### Goal
Look for the string "this" and copy every line that has it.

### Exercise input

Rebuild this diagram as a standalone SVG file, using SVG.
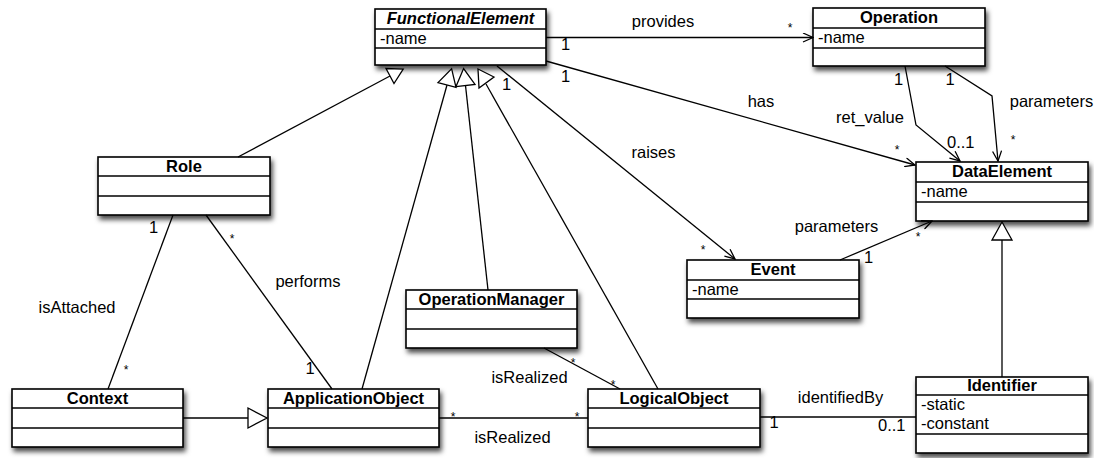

* * *

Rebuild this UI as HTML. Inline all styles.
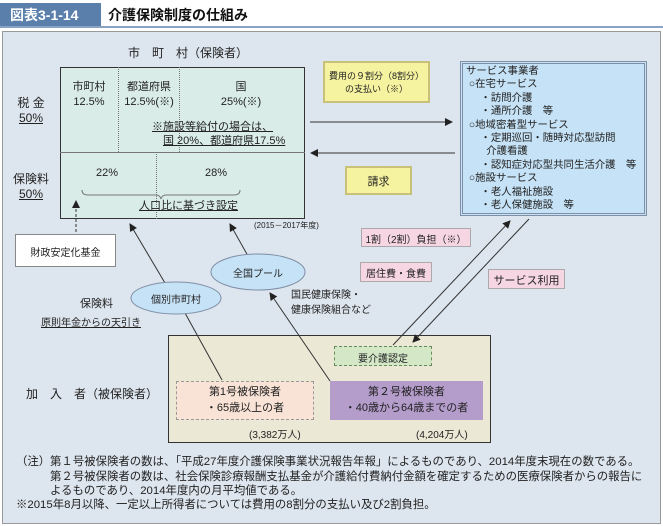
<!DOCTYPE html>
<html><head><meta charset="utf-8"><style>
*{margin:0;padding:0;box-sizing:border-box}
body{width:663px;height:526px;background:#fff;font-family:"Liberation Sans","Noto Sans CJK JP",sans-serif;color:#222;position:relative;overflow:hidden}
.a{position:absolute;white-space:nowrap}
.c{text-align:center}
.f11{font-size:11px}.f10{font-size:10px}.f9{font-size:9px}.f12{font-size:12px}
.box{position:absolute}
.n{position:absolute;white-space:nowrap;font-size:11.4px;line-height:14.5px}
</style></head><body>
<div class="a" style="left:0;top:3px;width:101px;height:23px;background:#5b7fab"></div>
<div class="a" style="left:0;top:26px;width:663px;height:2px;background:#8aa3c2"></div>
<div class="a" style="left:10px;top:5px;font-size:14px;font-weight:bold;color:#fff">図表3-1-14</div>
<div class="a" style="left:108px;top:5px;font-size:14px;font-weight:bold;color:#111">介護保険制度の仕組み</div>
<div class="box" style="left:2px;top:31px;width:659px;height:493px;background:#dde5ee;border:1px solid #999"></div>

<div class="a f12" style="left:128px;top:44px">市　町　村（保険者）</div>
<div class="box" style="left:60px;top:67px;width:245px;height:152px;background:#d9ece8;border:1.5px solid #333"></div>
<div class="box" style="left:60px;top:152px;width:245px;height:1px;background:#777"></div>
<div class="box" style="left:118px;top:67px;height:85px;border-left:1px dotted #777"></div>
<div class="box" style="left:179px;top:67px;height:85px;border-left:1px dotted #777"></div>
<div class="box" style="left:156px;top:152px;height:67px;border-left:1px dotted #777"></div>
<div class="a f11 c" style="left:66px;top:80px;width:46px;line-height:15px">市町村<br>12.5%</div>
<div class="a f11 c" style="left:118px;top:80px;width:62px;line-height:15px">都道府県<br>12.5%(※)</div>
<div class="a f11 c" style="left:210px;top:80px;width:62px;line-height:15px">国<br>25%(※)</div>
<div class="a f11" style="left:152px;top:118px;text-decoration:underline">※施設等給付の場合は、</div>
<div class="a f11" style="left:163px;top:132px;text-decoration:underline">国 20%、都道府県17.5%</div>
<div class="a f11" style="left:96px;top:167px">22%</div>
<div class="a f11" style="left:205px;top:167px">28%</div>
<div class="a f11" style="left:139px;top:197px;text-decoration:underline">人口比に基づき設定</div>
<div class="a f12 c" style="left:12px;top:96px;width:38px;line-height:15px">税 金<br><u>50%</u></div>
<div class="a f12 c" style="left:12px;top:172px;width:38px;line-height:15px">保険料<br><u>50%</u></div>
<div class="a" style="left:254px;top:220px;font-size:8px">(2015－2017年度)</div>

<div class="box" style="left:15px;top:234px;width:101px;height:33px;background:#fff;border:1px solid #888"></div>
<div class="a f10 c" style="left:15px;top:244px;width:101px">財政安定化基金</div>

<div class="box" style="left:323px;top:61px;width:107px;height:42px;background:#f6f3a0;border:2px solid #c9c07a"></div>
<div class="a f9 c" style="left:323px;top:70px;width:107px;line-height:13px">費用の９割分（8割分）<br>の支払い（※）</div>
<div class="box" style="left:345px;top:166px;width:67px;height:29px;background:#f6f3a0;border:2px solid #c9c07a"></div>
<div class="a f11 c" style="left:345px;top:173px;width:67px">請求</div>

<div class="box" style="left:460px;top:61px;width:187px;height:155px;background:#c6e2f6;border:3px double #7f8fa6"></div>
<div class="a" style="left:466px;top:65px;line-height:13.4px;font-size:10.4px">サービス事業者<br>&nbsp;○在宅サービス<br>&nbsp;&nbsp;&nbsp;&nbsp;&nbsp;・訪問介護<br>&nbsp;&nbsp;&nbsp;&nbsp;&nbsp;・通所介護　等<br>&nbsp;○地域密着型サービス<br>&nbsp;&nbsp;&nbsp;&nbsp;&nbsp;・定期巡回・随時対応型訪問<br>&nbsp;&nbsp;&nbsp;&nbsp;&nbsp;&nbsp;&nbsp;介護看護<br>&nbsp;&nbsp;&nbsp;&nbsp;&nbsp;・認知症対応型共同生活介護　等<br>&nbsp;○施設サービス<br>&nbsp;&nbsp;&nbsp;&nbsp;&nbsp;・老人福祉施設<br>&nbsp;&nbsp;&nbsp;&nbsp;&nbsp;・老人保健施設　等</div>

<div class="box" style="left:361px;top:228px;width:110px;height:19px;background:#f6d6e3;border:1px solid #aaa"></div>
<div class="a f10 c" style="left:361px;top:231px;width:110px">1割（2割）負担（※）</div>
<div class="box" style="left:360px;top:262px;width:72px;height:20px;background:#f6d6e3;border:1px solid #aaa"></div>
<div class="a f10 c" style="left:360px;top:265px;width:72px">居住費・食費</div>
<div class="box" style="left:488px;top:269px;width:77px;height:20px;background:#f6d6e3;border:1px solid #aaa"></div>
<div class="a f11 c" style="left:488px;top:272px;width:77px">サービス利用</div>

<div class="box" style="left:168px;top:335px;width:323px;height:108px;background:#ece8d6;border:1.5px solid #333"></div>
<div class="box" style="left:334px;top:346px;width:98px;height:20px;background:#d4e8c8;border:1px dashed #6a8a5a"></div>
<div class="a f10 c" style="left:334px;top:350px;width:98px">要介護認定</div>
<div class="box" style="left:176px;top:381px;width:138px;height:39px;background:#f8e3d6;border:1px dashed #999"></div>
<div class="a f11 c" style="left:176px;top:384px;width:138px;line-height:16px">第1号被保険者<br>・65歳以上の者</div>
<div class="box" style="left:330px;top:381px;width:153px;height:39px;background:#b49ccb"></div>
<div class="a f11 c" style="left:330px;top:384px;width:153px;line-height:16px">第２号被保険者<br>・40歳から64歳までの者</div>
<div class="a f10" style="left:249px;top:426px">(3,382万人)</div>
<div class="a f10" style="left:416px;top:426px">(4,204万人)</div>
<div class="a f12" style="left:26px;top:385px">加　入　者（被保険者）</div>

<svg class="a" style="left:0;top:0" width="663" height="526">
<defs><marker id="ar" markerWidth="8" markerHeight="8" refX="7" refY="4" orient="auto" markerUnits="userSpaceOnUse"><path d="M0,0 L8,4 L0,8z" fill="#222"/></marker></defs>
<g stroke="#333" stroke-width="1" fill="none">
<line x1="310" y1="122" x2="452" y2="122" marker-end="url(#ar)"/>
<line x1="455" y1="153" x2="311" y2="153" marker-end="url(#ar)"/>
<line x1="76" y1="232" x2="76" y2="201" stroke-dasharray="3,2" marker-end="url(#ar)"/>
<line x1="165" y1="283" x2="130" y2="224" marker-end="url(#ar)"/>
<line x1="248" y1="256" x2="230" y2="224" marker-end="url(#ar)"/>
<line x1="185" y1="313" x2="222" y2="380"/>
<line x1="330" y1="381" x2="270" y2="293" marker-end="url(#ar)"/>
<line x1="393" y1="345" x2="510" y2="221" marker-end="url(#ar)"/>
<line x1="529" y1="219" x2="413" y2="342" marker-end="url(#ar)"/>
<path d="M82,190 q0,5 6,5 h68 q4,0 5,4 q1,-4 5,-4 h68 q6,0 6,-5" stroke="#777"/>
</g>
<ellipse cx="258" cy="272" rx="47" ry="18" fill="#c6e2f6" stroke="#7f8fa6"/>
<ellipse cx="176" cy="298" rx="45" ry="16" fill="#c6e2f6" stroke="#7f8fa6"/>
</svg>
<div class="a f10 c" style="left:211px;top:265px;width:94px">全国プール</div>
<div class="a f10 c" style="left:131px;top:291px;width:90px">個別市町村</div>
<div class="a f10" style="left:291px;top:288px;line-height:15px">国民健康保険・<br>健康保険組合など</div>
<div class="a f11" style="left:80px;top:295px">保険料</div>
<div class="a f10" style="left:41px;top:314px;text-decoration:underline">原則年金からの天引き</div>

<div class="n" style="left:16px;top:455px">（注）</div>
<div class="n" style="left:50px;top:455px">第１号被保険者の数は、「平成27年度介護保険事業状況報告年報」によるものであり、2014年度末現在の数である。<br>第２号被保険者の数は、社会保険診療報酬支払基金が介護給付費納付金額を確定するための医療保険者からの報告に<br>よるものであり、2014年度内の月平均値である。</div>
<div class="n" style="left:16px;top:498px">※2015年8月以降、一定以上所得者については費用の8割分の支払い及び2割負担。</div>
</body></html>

### Full response
Rebuild this diagram as a standalone SVG file, using SVG.
Rebuild this UI as HTML. Inline all styles.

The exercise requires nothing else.